2023-11-01 Fri
Large-scale replication studies
Work session
Open Science Collaboration. (2015). Estimating the reproducibility of psychological science. Science, 349(6251), aac4716–aac4716. https://doi.org/10.1126/science.aac4716
Reproducibility is a defining feature of science, but the extent to which it characterizes current research is unknown. We conducted replications of 100 experimental and correlational studies published in three psychology journals using high-powered designs and original materials when available.
Collaboration (2015)
Replication effects were half the magnitude of original effects, representing a substantial decline. Ninety-seven percent of original studies had statistically significant results. Thirty-six percent of replications had statistically significant results; 47% of original effect sizes were in the 95% confidence interval of the replication effect size;
Collaboration (2015)
39% of effects were subjectively rated to have replicated the original result; and if no bias in original results is assumed, combining original and replication results left 68% with statistically significant effects. Correlational tests suggest that replication success was better predicted by the strength of original evidence than by characteristics of the original and replication teams.
Collaboration (2015)
We conducted replications of 100 experimental and correlational studies published in three psychology journals using high-powered designs and original materials when available. There is no single standard for evaluating replication success. Here, we evaluated reproducibility using significance and P values, effect sizes, subjective assessments of replication teams, and meta-analysis of effect sizes. The mean effect size (r) of the replication effects (Mr = 0.197, SD = 0.257) was half the magnitude of the mean effect size of the original effects (Mr = 0.403, SD = 0.188), representing a substantial decline. Ninety-seven percent of original studies had significant results (P < .05). Thirty-six percent of replications had significant results; 47% of original effect sizes were in the 95% confidence interval of the replication effect size; 39% of effects were subjectively rated to have replicated the original result; and if no bias in original results is assumed, combining original and replication results left 68% with statistically significant effects. Correlational tests suggest that replication success was better predicted by the strength of original evidence than by characteristics of the original and replication teams.
Collaboration (2015)
No single indicator sufficiently describes replication success, and the five indicators examined here are not the only ways to evaluate reproducibility. Nonetheless, collectively these results offer a clear conclusion: A large portion of replications produced weaker evidence for the original findings despite using materials provided by the original authors, review in advance for methodological fidelity, and high statistical power to detect the original effect sizes. Moreover, correlational evidence is consistent with the conclusion that variation in the strength of initial evidence (such as original P value) was more predictive of replication success than variation in the characteristics of the teams conducting the research (such as experience and expertise). The latter factors certainly can influence replication success, but they did not appear to do so here.
Reproducibility is not well understood because the incentives for individual scientists prioritize novelty over replication.
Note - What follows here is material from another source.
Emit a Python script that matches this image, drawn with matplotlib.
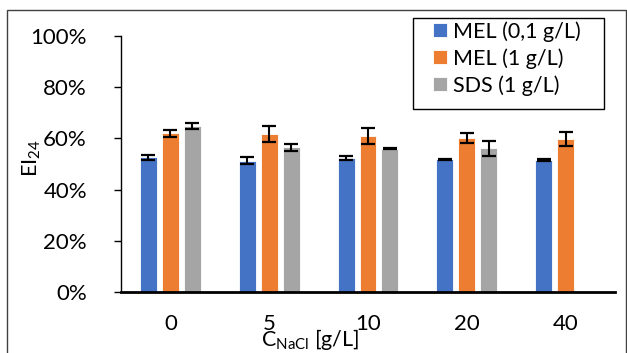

Innovation is the engine of discovery and is vital for a productive, effective scientific enterprise. However, innovative ideas become old news fast. Journal reviewers and editors may dismiss a new test of a published idea as unoriginal. The claim that “we already know this” belies the uncertainty of scientific evidence. Innovation points out paths that are possible; replication points out paths that are likely; progress relies on both. Replication can increase certainty when findings are reproduced and promote innovation when they are not. This project provides accumulating evidence for many findings in psychological research and suggests that there is still more work to do to verify whether we know what we think we know.
Collaboration (2015)
Complexity of statistical tests: “…type of test was associated with replication success. Among original, significant effects, 23 of the 49 (47%) that tested main or simple effects replicated at P < 0.05, but just 8 of the 37 (22%) that tested interaction effects did.”
p-values and large effect sizes in original.
Team characteristics don’t seem to matter systematically.
We investigated the reproducibility rate of psychology not because there is something special about psychology, but because it is our discipline. Concerns about reproducibility are widespread across disciplines (9–21). Reproducibility is not well understood because the incentives for individual scientists prioritize novelty over replication (20).
If nothing else, this project demonstrates that it is possible to conduct a large-scale examination of reproducibility despite the incentive barriers.
Collaboration (2015)
Failures to replicate evidence of new discoveries have forced scientists to ask whether this unreliability is due to suboptimal implementation of methods or whether presumptively optimal methods are not, in fact, optimal. This paper reports an investigation by four coordinated laboratories of the prospective replicability of 16 novel experimental findings using rigour-enhancing practices: confirmatory tests, large sample sizes, preregistration and methodological transparency. In contrast to past systematic replication efforts that reported replication rates averaging 50%, replication attempts here produced the expected effects with significance testing (P < 0.05) in 86% of attempts, slightly exceeding the maximum expected replicability based on observed effect sizes and sample sizes. When one lab attempted to replicate an effect discovered by another lab, the effect size in the replications was 97% that in the original study. This high replication rate justifies confidence in rigour-enhancing methods to increase the replicability of new discoveries.